For six months, Robert Williams Jr. sought a new election in the tiny town of Sharpsburg, where he lost the 2017 mayor's race by just three votes.
His beef: Dozens of voters had been turned away from the polls in a majority black precinct, where only 12 ballots got printed.
On Tuesday night, Williams got redemption. Voters picked him to lead the town of 2,000 residents, according to unofficial results.
This time, in a rematch ordered by a Wake County judge, Williams defeated incumbent Mayor Randy Weaver by seven votes.
But his victory quickly turned sour. Shortly after the polls closed, Williams was arrested for driving while impaired after nearly crashing his car near Town Hall. Other charges include carrying a concealed weapon and resisting an officer.
Williams, reached at home Wednesday after being released from the Nash County Detention Center, referred calls to his lawyer and hung up the phone. He would not name the lawyer on a follow-up call.
No further details about the circumstances of the arrest were provided by Sharpsburg police. But WNCN reported that police responded to a resident's complaint about Williams nearly causing a crash. After following him, he ran off the side of the road, police said.
His blood alcohol content was .13, police told WNCN. The legal limit in North Carolina is .08 BAC.
Sharpsburg is about 55 miles east of Raleigh and is south of Rocky Mount. It's split between three counties: Nash, Edgecombe and Wilson.
Williams served in the Army during the Gulf War and worked as a Rocky Mount police officer. His Facebook page shows him as a member of Alpha Phi Alpha fraternity.
He is a former councilman and has been mayor of Sharpsburg before. He was appointed as mayor in 2011, according to the Rocky Mount Telegram, but lost to Weaver in 2013.
Since the 2017 election, Williams has won praise for his fight against voter disenfranchisement. He posted his personal telephone number on his Facebook page, offering to take anyone to the polls.
"A voteless people are a hopeless people!" he wrote.

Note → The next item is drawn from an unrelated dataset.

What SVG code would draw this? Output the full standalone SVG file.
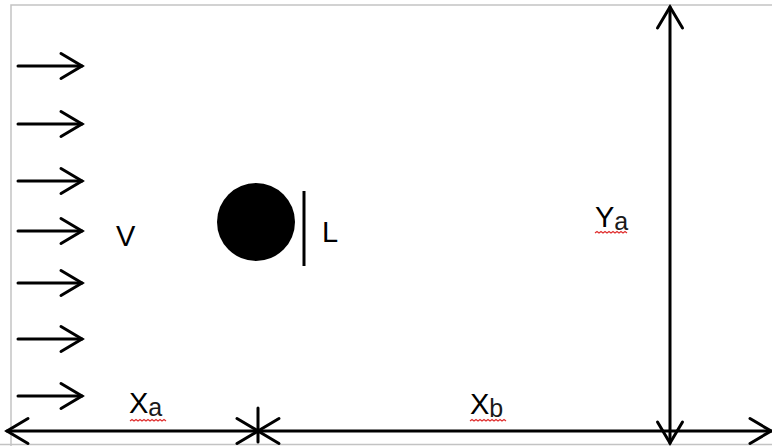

The level of fallout over Williams' arrest and June court date remains unclear. The votes won't be official until next week.
But the mayor-elect's case is already drawing mixed reaction around town.
"I'm sorry that the town elected a drunk as the next mayor," said Weaver in an interview.
He received 162 votes to Williams' 169 votes.
"They got what they voted for," Weaver said. "I'm going back to retirement."
But supporters turned to Weaver's Facebook page with bitterness.
"I'm sorry about last night," wrote one woman. "It's a set-up. You know they never had a black man run Sharpsburg."
The town recently had turned over its elections to the county level by an act of the General Assembly, and residents accustomed to voting in Town Hall found themselves taking 20 minute drives to Wilson County polls. Weaver said the change put a burden on voters.
After the 2017 election, a resident name Linda Pitt wrote an affidavit saying she made just that sort of drive, only to be told at the polls that the ballots had all been used up, according to Scalawag magazine, who wrote about the election in the March story, "A rare victory against voter disenfranchisement in North Carolina."
County election officials later cited an inaccurate report and backed Williams' call for a new election.
The call got support from the Southern Coalition for Social Justice in Durham. After Wake County Superior Court Judge Paul Ridgeway ordered the new election, coalition staff attorney Jaclyn Maffetore told Scalawag magazine, "Sharpsburg is a really good example of what happens when the polling place isn’t accessible. Many of the folks have to get rides because they have no transportation."
Williams' case is set for June 5 in Nashville District Court.